Si la vie est un grand terrain de jeu, une grande expérience destinée à nous faire progresser et avancer dans l’existence, alors nous devons en profiter pour l’explorer aussi loin que possible.

« Aussi loin que possible » ne signifie pas de croire que l’herbe est toujours plus verte chez le voisin, et surtout pas que l’on ne sera bien qu’une fois que l’on sera arrivé (où ça d’ailleurs ?), ni de se demander sans cesse comment ce serait, autrement.

Aussi loin que possible c’est se mettre en expansion, s’ouvrir à la vulnérabilité. Cesser de chercher le sens des choses c’est accepter qu’il n’y ait rien à trouver à part soi. Et qu’y a-t-il une fois qu’on en est là ?

S’écouter, comprendre ses besoins, les exprimer. Cesser de chercher hors de soi ce qui ne peut venir que de l’intérieur, du courage d’être seul et de celui d’aller vers l’autre. Rencontrer l’altérité et s’ouvrir à elle.

« Je crois que j’ai trouvé ma place: ni envahissant ni négligent », je dis à Marie et Sofia. « J’ai aussi compris que pour être à cette juste place, il me suffisait de demander à l’Autre ce qu’il voulait ».

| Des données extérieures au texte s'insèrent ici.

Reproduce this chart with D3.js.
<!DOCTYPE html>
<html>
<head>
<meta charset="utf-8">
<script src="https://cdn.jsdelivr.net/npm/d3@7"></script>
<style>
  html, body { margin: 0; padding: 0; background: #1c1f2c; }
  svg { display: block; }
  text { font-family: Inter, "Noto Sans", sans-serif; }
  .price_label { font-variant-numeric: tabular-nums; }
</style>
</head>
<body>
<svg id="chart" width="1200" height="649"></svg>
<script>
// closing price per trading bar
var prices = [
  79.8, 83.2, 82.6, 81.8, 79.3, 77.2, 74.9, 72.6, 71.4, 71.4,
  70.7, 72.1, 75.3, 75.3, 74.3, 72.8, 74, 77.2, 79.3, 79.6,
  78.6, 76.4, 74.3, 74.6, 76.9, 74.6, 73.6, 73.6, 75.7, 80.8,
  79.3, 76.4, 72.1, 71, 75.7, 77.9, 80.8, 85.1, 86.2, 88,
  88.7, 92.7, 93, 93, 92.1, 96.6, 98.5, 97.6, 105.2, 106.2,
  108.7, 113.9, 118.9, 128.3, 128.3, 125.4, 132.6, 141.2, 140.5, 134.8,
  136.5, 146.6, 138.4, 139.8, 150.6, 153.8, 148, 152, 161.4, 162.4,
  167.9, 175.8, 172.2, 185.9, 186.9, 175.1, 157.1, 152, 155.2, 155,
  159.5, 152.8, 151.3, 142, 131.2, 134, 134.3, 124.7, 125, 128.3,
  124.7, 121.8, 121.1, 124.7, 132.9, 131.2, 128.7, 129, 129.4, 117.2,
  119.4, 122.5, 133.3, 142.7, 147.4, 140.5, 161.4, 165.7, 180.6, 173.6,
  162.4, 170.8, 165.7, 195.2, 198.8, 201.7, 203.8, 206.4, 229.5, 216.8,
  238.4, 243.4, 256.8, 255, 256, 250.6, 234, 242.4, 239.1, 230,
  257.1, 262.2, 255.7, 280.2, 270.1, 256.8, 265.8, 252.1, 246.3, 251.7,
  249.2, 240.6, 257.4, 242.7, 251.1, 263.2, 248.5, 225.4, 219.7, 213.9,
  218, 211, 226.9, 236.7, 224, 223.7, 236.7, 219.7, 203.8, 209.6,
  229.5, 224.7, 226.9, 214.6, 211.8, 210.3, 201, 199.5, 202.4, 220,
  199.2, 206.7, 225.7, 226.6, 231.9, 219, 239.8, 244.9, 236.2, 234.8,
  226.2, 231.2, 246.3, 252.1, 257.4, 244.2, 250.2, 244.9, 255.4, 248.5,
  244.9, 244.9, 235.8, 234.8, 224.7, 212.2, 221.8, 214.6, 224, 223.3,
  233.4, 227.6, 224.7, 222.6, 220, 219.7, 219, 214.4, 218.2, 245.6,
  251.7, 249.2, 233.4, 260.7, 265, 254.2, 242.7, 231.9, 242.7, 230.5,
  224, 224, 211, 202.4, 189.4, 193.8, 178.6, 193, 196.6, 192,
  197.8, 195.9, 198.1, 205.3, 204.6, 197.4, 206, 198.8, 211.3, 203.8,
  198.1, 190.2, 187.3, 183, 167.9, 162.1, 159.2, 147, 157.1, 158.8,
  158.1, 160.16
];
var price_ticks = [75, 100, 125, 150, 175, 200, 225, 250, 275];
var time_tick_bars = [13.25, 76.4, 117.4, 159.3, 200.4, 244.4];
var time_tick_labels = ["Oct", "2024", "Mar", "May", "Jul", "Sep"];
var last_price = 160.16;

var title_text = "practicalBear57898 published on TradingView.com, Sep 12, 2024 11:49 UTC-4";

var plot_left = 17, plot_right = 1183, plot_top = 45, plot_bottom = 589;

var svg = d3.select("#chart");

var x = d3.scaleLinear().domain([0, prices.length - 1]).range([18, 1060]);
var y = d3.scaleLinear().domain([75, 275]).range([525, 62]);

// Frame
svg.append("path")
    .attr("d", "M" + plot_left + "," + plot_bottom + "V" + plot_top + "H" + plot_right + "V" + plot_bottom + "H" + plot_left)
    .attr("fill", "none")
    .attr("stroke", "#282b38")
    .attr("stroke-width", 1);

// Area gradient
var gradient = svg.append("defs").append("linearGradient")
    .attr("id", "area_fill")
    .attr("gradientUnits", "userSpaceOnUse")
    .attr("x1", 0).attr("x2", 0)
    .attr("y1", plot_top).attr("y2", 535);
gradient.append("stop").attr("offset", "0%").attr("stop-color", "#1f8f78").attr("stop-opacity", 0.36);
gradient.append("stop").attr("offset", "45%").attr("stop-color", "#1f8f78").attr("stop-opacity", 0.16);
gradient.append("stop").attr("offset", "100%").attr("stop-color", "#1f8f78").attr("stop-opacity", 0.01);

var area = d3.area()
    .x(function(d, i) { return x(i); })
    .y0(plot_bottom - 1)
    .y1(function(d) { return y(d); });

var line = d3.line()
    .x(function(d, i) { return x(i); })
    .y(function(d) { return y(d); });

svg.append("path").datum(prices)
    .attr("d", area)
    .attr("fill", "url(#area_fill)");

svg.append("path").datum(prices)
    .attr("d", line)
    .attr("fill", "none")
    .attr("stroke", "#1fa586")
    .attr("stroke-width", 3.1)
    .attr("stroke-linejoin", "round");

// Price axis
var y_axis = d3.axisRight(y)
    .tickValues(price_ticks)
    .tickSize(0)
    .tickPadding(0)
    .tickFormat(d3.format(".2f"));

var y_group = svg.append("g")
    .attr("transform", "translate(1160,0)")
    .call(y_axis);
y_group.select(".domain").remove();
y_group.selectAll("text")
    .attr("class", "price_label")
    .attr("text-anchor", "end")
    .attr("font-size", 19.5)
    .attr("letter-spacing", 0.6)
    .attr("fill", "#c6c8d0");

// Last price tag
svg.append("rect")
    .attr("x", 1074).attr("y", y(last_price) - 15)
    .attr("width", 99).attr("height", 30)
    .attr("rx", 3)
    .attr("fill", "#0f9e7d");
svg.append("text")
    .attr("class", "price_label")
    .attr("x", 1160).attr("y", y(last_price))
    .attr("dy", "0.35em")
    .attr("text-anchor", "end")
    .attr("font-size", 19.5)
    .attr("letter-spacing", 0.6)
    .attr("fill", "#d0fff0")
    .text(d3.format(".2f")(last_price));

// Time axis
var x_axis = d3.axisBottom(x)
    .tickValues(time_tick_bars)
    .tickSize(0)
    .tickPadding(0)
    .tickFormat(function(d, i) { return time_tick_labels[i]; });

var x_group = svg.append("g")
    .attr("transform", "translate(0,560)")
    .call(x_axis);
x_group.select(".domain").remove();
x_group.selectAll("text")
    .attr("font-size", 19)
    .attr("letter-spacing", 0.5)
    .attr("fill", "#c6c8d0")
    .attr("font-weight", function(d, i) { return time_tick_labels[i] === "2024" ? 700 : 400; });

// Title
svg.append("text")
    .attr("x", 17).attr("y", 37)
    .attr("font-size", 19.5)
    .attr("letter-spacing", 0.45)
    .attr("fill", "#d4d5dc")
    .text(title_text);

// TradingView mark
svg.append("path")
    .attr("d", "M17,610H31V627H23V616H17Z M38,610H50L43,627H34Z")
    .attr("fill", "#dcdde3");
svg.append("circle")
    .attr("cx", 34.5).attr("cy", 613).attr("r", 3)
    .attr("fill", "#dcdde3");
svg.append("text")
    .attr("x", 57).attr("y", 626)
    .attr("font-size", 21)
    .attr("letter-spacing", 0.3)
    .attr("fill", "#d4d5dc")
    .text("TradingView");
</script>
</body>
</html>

Avant je cherchais à deviner. Comme s’il y avait de la faiblesse dans le fait de poser des questions, dans le fait de s’intéresser avec générosité et curiosité: « tu veux quoi ? » ; « Quelle place tu veux que je prenne ? »

Quand tu me racontes tes doutes, je me demande si je dois intervenir alors je te le dis: « je ne sais pas si je dois te donner un conseil ou juste t’écouter et acquiescer ». Tu me réponds: « Je crois que j’avais juste besoin de m’épancher, de partager ce que j’avais sur le coeur ».

Je souris.

Se pourrait-il que le sens de la vie soit aussi simple: s’autoriser à être soi et encourager l’Autre à faire de même ?

Finalement, ce n’est pas le bouton reset que je cherche, c’est d’arrêter de m’acharner frénétiquement sur toutes les touches de la télécommande et de me contenter d’appuyer sur « Play ».